Ein großer Kostenfaktor in der Behandlung des Diabetes sind die Spätkomplikationen.
Wie sieht die Wirtschaftlichkeit der neuen Therapieoption aus?
Besorgniserregend und eigentlich unmenschlich ist die derzeitige Erstattungsregelung, da
sie Menschen mit Diabetes de facto diskriminiert. Im Gegensatz zu anderen Erkrankungen, wo richtigerweise sehr früh die wirksamste Therapie auf Kassenkosten zur Anwendung kommt, sind die Erstattungshürden in diesem Fall sehr hoch. Denn für eine Erstattung muss eine Person sehr übergewichtig, vorbehandelt und sehr schlecht therapeutisch eingestellt sein. Somit werden Menschen oft über Jahre einem gefährlich hohem Zuckerwert ausgesetzt – mit allen Komplikationen, die sich daraus ergeben – bis dann spät aber doch diese effektive Therapie erstattet wird.

Wir wissen von Studien über massive Gewichtsreduktion mittels Formuladiäten, dass man eine Remission erzielen kann. Das heißt, wenn man an der Gewichtsschraube dreht, dreht man automatisch auch an der Diabetesschraube.

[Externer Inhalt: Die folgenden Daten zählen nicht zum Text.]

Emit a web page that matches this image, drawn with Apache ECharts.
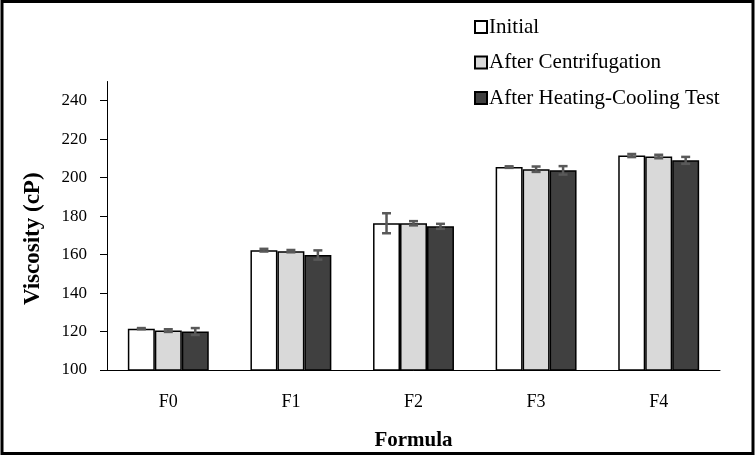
<!DOCTYPE html>
<html><head><meta charset="utf-8">
<script src="https://cdn.jsdelivr.net/npm/echarts@6/dist/echarts.min.js"></script>
<style>html,body{margin:0;padding:0;background:#fff}#c{width:756px;height:456px}</style>
</head><body><div id="c"></div>
<script>
const categories = ['F0', 'F1', 'F2', 'F3', 'F4'];
const seriesNames = ['Initial', 'After Centrifugation', 'After Heating-Cooling Test'];
const initial = [121.5, 162.3, 176.3, 205.5, 211.5];
const initialErr = [0.3, 0.7, 5.2, 0.4, 0.8];
const centrifugation = [120.5, 161.8, 176.3, 204.4, 211.0];
const centrifugationErr = [0.7, 0.6, 1.1, 1.4, 0.9];
const heating = [120.0, 159.8, 174.7, 203.8, 209.0];
const heatingErr = [1.8, 2.4, 1.3, 2.2, 1.8];
const yTicks = [100, 120, 140, 160, 180, 200, 220, 240];

const values = [initial, centrifugation, heating];
const errors = [initialErr, centrifugationErr, heatingErr];
const colors = ['#ffffff', '#d9d9d9', '#404040'];
const GAP = 0.34;
const font = 'Liberation Serif';

const chart = echarts.init(document.getElementById('c'), null, {renderer: 'canvas'});

const barSeries = values.map((v, i) => ({
  name: seriesNames[i], type: 'bar', data: v,
  barGap: '0%', barCategoryGap: '34%',
  itemStyle: {color: colors[i], borderColor: '#000', borderWidth: 1.5},
  z: 2
}));

const errData = [];
errors.forEach((e, s) => e.forEach((d, k) => errData.push([k, values[s][k], d, s])));

const errSeries = {
  type: 'custom', name: 'err', z: 5,
  data: errData,
  encode: {x: 0, y: 1},
  renderItem: function (params, api) {
    const k = api.value(0), v = api.value(1), e = api.value(2), s = api.value(3);
    const band = api.size([1, 0])[0];
    const bw = band * (1 - GAP) / 3;
    const c = api.coord([k, v]);
    const x = c[0] + (s - 1) * bw;
    const yHi = api.coord([k, v + e])[1];
    const yLo = api.coord([k, v - e])[1];
    const cap = 4.5;
    const st = {stroke: '#595959', lineWidth: 2.5};
    return {type: 'group', children: [
      {type: 'line', shape: {x1: x, y1: yHi, x2: x, y2: yLo}, style: st},
      {type: 'line', shape: {x1: x - cap, y1: yHi, x2: x + cap, y2: yHi}, style: st},
      {type: 'line', shape: {x1: x - cap, y1: yLo, x2: x + cap, y2: yLo}, style: st}
    ]};
  }
};

chart.setOption({
  animation: false,
  backgroundColor: '#fff',
  grid: {left: 107, right: 36, top: 81.5, bottom: 85},
  legend: {
    data: seriesNames, orient: 'vertical', left: 474, top: 16.5, padding: 0,
    itemWidth: 12, itemHeight: 12, itemGap: 14.5,
    textStyle: {fontFamily: font, fontSize: 21, color: '#000', padding: [0, 0, 0, -3]},
    icon: 'rect'
  },
  xAxis: {
    type: 'category', data: categories,
    name: 'Formula', nameLocation: 'middle', nameGap: 60,
    nameTextStyle: {fontFamily: font, fontSize: 21, fontWeight: 'bold', color: '#000'},
    axisLine: {lineStyle: {color: '#000', width: 1}},
    axisTick: {show: false},
    axisLabel: {fontFamily: font, fontSize: 18, color: '#000', margin: 23}
  },
  yAxis: {
    type: 'value', min: 100, max: 250, interval: 20,
    name: 'Viscosity (cP)', nameLocation: 'middle', nameGap: 62,
    nameTextStyle: {fontFamily: font, fontSize: 23, fontWeight: 'bold', color: '#000', padding: [0, 26, 0, 0]},
    splitLine: {show: false},
    axisLine: {show: true, lineStyle: {color: '#000', width: 1}},
    axisTick: {show: true, length: 7, lineStyle: {color: '#000'}, customValues: yTicks},
    axisLabel: {fontFamily: font, fontSize: 17, color: '#000', margin: 20, customValues: yTicks}
  },
  graphic: [{
    type: 'rect', shape: {x: 2, y: 1.5, width: 751, height: 452},
    style: {fill: null, stroke: '#000', lineWidth: 3}, z: 100, silent: true
  }],
  series: barSeries.concat([errSeries])
});
</script></body></html>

Es gibt bereits Studien dieser Therapieoption versus Insulin, die belegen, dass es – ganz
abgesehen vom Vorteil für die Betroffenen – auch einen klaren ökonomischen Benefit gibt. Es gibt noch nicht ausreichend Langzeitdaten, um zu wissen, ob die Therapie wirkt, solange sie verabreicht wird. Aber soweit wir die Daten sehen, können wir damit zumindest die Diabetesprogression weit hinauszögern. Diesen neuen Wirkstoff in einer frühen Therapielinie
einzusetzen, ist anfangs teurer, aber mittelfristig kostensparend. Das haben wir auch in einem Brief der Österreichischen Diabetes Gesellschaft an die Heilmittel Evaluations Kommission deutlich kommuniziert und warten auf eine Antwort.